Take an honest look at your timeline:

  • Just signed? You're in Weeks 1–3. Your job right now is decisions. Fast decisions = faster delivery. Slow decisions = slower delivery. The shop isn't the bottleneck — you are.

  • A month in? Your lumber is acclimating or being milled. This is the quiet period. Use it to order everything else — tile, counters, appliances, lighting.

  • Two months in? Your cabinets are in joinery and assembly. The site should be ready or getting ready. Demo should be scheduled or underway.

  • Three months in? Finishing and curing. Your site should be cleared, delivery path ready, installer booked.

  • Less than a month to go? Confirm the delivery date. Confirm the installer. Confirm the site is ready. Then take a breath — you've done the work.


The Bottom Line

Fourteen weeks feels like forever — until you understand what's happening inside those weeks. Your cabinets aren't sitting on a shelf somewhere. They're being designed, milled, joined, finished, and cured by craftspeople who measure tolerances in business-card widths.

The rush fee might save you a week or two if the shop is backlogged. It won't save you from wood movement, glue cure times, or finish drying. And nothing — nothing — saves you from your own indecision.

So here's your real job during the 14-week wait: decide fast, order everything else early, and get the site ready before the truck arrives.
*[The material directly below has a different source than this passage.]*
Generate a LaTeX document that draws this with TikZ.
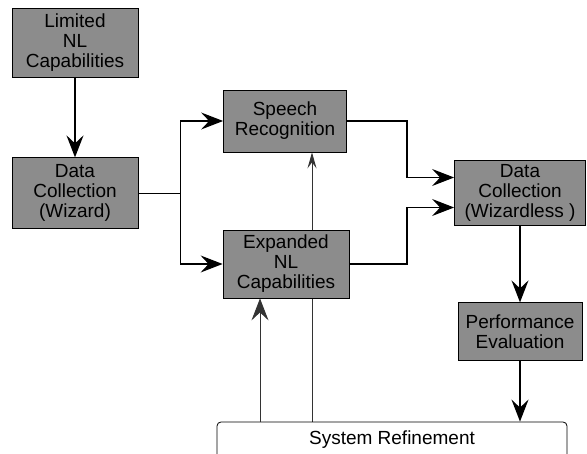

Do that, and the 14 weeks will feel like time well spent. Skip it, and you'll be eating takeout off a folding table while your beautiful new cabinets sit in boxes in the driveway.

So, where are you in your cabinet wait right now? Take a moment to assess your own timeline and check off the actions above — you might find that a little planning today saves a lot of panic later.